The money doesn't come out of the pockets of the police or the politicians who are doing wrong; the taxpayers foot the bill.

I'm saying not to sue, I'm saying we need to change the way people are held responsible.

[–] [email protected] 48 points 3 months ago (5 children)

In California, the major utility provider was found guilty in relation to wildfires, and fined.

Guess what happened to electricity rates...

[–] [email protected] 61 points 3 months ago (3 children)

That's an argument for making utilities publicly-owned again more than anything else.

[–] [email protected] 7 points 3 months ago

It can be both

[–] [email protected] 2 points 3 months ago

Publicly-owned like the school district?

[–] [email protected] 1 points 3 months ago* (last edited 3 months ago)

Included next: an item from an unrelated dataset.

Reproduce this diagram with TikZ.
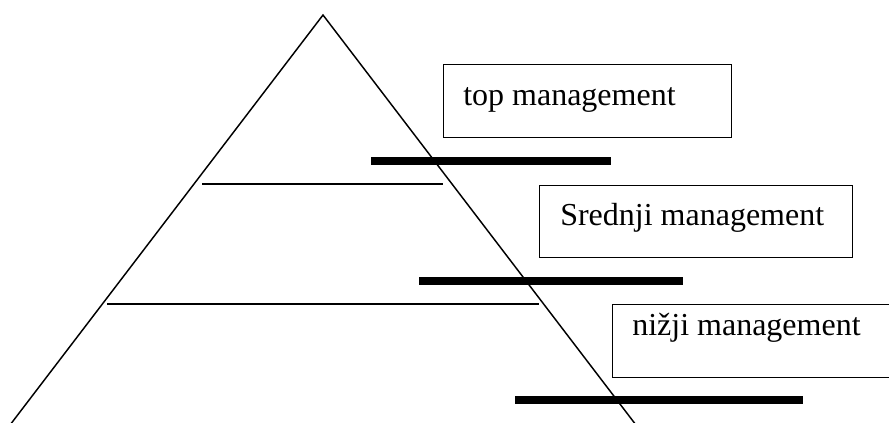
\documentclass[tikz,border=0pt]{standalone}
\usepackage{fontspec}
\setmainfont{Liberation Serif}
\begin{document}
\begin{tikzpicture}[x=0.75pt,y=-0.75pt,
  thin line/.style={line width=1.1pt},
  level bar/.style={line width=6pt},
  lvlbox/.style={draw,line width=1.1pt,rectangle,inner sep=0pt,anchor=north west},
  lvltext/.style={anchor=base west,inner sep=0pt,font=\fontsize{24pt}{28pt}\selectfont}]
\useasboundingbox (0,0) rectangle (889,422);
\clip (0,0) rectangle (889,422);

% pyramid outline
\coordinate (apex) at (323,15);
\coordinate (footL) at (10,425);
\coordinate (footR) at (636,425);
\draw[thin line,line join=miter] (footL) -- (apex) -- (footR);

% level dividers inside the pyramid
\coordinate (d1a) at (202,184);
\coordinate (d1b) at (443,184);
\coordinate (d2a) at (107,304);
\coordinate (d2b) at (539,304);
\draw[thin line] (d1a) -- (d1b);
\draw[thin line] (d2a) -- (d2b);

% heavy bars
\coordinate (b1a) at (371,160.5);
\coordinate (b1b) at (611,160.5);
\coordinate (b2a) at (419,280.5);
\coordinate (b2b) at (683,280.5);
\coordinate (b3a) at (515,400);
\coordinate (b3b) at (803,400);
\draw[level bar] (b1a) -- (b1b);
\draw[level bar] (b2a) -- (b2b);
\draw[level bar] (b3a) -- (b3b);

% level boxes (sizes in pt: 1 unit = 0.75pt)
\node[lvlbox,minimum width=216pt,minimum height=54.75pt] (topbox) at (443,64) {};
\node[lvltext] (toptext) at (463,105) {top management};

\node[lvlbox,minimum width=234.75pt,minimum height=54pt] (midbox) at (539,185) {};
\node[lvltext] (midtext) at (560,225) {Srednji management};

\node[lvlbox,minimum width=225pt,minimum height=54.75pt] (lowbox) at (612,304) {};
\node[lvltext] (lowtext) at (632,335) {nižji management};
\end{tikzpicture}
\end{document}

At least in the Bay Area, there's a few cities that have municipal utilities (owned and ran by the city). Usually this is because they installed power lines before PG&E existed.

In those areas, the electricity rates are less than 1/3 of PG&E's rates. Residential electricity is around $0.16/kWh in Palo Alto and Santa Clara (city, not county), compared to something like $0.55-0.60/kWh in summer peak with PG&E.

One of the things with PG&E is that customers in city areas subsidise customers in rural areas, since it's quite a bit more expensive to service customers in rural areas. Most of the price difference is greed, though. PG&E have record profits every year. The municipal electricity providers are non-profits and have an incentive to keep prices low.